Мама не справлялась со всеми делами. Работа врача связана с приёмом больных, домашнее хозяйство требовало физических усилий и много времени, меня надо было водить в садик и забирать, кроме того, стирка, магазины, уборка по дому, дрова, и т.д. и т.п. Папа как мог, помогал, но это получалось редко.
Так долго продолжаться не могло, к тому же ожидалось прибавление в семье и маме стало трудно вести хозяйство. Летом 52г родители пригласили из Омска сестру мамы Зою Михайловну для помощи по хозяйству. Зоя на несколько лет младше мамы, не получила образования. Внешне похожая на Клаву, имела более вытянутые и более жёсткие черты лица, как бы рубленные. Спокойная, немногословная, не обременённая интелектом, она обладала низким и громким голосом. Ей ещё не было тридцати. Свой переезд из Омска в Петропавловск Камчатский она, видимо связывала с возможностью найти себе спутника жизни. В Омске Война забрала всех ровестников, найти жениха при её данных было не реально, другое дело Петропавловск. Крупная военно-морская база, где огромное количество одиноких молодых людей, найти здесь пару было много проще. К тому же матросский клуб находился от нас буквально в ста метрах, да и офицерский в пределах километра. Не знаю, был ли у неё кто-то в кандидатах, но жизнь свою она, к сожалению, не смогла изменить. Мама, как могла, пыталась ей помочь, но и она понимала всё скорей на интуитивном уровне, не всё могла объяснить, а та не могла понять. Это печально, но такова судьбы многих женщин того времени.
Тогда не принято было что либо объяснять на интимном уровне, это считалось запретным, неприличным, унизительным, даже стыдным. Так было, мы и наши предки знали такое слово. Понятие стыда гармонично развитые люди знают и сегодня. Несчастны те, кто счёл это чувство рудиментом и перешагнул порог дозволенного природой. Сегодняшний разгул вседозволенности, наши потомки тоже осудят, истина в балансе запретного с дозволенным, человек не должен быть ни фарисеем, ни скотиной. В человеческих личных отношениях между мужчиной и женщиной должна сохраняться некая тайна, касающаяся двоих, это глубоко личное, связанное с чувственным восприятием мира. Это чувственное восприятие значительно шире и глубже, в интеллектуальном плане, простого полового влечения, хотя оно заложено в природе человека.
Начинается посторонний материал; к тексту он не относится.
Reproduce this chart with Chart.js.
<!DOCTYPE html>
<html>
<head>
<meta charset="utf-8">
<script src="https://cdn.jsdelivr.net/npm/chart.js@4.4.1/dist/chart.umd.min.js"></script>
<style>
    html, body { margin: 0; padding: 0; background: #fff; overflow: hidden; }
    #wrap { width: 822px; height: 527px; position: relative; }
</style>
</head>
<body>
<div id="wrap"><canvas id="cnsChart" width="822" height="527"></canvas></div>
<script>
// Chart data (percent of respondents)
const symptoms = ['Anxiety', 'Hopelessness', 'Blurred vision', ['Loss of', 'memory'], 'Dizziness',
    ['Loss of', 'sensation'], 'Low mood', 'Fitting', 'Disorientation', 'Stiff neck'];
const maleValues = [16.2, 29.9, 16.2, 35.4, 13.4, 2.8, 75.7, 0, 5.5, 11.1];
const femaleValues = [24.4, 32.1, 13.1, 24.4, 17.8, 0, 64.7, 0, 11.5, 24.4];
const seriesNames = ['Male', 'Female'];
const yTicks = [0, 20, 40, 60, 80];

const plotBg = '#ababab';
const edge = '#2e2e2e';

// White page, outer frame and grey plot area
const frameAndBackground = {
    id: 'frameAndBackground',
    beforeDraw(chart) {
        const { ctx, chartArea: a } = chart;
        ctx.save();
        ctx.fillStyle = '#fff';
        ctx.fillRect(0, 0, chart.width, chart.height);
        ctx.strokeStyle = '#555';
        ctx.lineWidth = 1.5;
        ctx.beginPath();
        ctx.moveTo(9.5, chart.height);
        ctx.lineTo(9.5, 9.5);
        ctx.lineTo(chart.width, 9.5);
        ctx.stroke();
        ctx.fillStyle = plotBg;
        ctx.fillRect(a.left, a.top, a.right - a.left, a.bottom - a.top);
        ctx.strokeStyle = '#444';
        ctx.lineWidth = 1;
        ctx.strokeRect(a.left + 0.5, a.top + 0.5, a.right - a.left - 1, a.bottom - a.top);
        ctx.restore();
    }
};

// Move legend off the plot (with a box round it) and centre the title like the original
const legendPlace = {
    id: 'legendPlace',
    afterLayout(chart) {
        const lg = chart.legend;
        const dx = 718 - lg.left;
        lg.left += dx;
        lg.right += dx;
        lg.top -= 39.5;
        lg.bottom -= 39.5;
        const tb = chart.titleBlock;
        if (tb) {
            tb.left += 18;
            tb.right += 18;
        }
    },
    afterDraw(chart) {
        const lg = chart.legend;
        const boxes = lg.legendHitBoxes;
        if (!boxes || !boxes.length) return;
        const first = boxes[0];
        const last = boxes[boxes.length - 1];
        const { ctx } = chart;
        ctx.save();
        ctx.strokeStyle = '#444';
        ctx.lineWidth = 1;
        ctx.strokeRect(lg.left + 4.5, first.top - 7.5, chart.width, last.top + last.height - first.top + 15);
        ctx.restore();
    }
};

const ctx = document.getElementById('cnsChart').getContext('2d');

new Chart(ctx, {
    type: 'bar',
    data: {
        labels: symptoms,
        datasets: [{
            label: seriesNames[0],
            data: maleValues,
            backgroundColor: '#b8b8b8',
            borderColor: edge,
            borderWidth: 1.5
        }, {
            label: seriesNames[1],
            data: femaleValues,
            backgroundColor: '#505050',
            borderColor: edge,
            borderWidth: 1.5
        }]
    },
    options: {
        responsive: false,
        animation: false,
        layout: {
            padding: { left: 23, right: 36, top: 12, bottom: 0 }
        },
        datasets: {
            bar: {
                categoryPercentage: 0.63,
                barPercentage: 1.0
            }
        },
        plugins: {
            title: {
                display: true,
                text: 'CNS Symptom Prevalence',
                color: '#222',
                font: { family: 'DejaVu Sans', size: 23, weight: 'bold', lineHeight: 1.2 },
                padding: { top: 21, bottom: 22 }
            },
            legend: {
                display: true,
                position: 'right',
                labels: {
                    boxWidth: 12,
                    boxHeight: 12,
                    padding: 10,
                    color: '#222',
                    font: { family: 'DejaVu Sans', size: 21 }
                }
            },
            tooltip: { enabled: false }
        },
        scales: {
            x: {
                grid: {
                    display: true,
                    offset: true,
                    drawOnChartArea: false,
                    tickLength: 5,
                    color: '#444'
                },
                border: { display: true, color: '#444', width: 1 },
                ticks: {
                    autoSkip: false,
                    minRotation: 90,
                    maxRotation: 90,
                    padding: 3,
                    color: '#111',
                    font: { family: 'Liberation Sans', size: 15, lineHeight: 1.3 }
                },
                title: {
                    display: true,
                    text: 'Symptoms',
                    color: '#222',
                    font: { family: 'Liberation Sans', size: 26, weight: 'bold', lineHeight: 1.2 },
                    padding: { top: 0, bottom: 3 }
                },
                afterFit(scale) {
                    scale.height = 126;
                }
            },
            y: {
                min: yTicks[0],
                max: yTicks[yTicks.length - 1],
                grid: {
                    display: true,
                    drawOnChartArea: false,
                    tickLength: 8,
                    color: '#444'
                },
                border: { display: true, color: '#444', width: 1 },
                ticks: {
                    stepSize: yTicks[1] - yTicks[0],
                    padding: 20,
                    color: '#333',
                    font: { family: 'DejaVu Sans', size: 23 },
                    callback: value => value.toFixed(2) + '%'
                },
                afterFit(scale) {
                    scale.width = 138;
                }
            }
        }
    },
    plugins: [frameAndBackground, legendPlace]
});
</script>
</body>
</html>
В её обязанности входила работа по дому, приготовление еды, хождение по магазинам, уход за мной. Вот этот-то уход мы понимали по-разному, она понимала обязанность ухода за мной буквально, с чем я был категорически не согласен, и всячески противился этому. Мой протест был молчаливым в прямом и переносном смысле. Мальчишечье братство имело свой негласный кодекс, нарушившие его становились изгоями с ними переставали играть, общаться. Братством дорожили…, а оно подразумевало независимость, самостоятельность мышления, поступков и не терпело вмешательства, тем более опёки, взрослых. Обо всём этом у Зои были рудиментальные представления, вникать в детскую блажь у неё не было ни желания, ни интеллектуальных возможностей. В общем, не сошлись мы с ней характерами. Я, в общем-то, покладистый, многое мог принять и простить. Смириться с тем, что каждый день в обед Зоя выходила на площадку перед домом и во всю мощь своих лёгких, так что слышно было в радиусе полукилометра, кричала Жеееняяяяяяяя, призывая меня на обед, было выше моих сил. Это было не всегда кстати, мальчишечьи игры не сообразовывались с Зоиным регламентом, что ещё можно было принять, но такой иерихонской трубой призывали в округе только меня, такого индивидуализма мой статус не допускал, тем более, что мальчишки посмеивались надо мной по этой причине. Я очно и заочно протестовал, сознательно прятался от неё, капризничал, пререкался, не слушался, со мной бесседовали, наказывали, но этому противилось всё моё существо.
Сейчас спустя много лет мне жаль эту суровую молодую женщину, лишённой судьбой простого человеческого счастья, она честно выполняла свои обязанности как могла, надеюсь, она меня простила.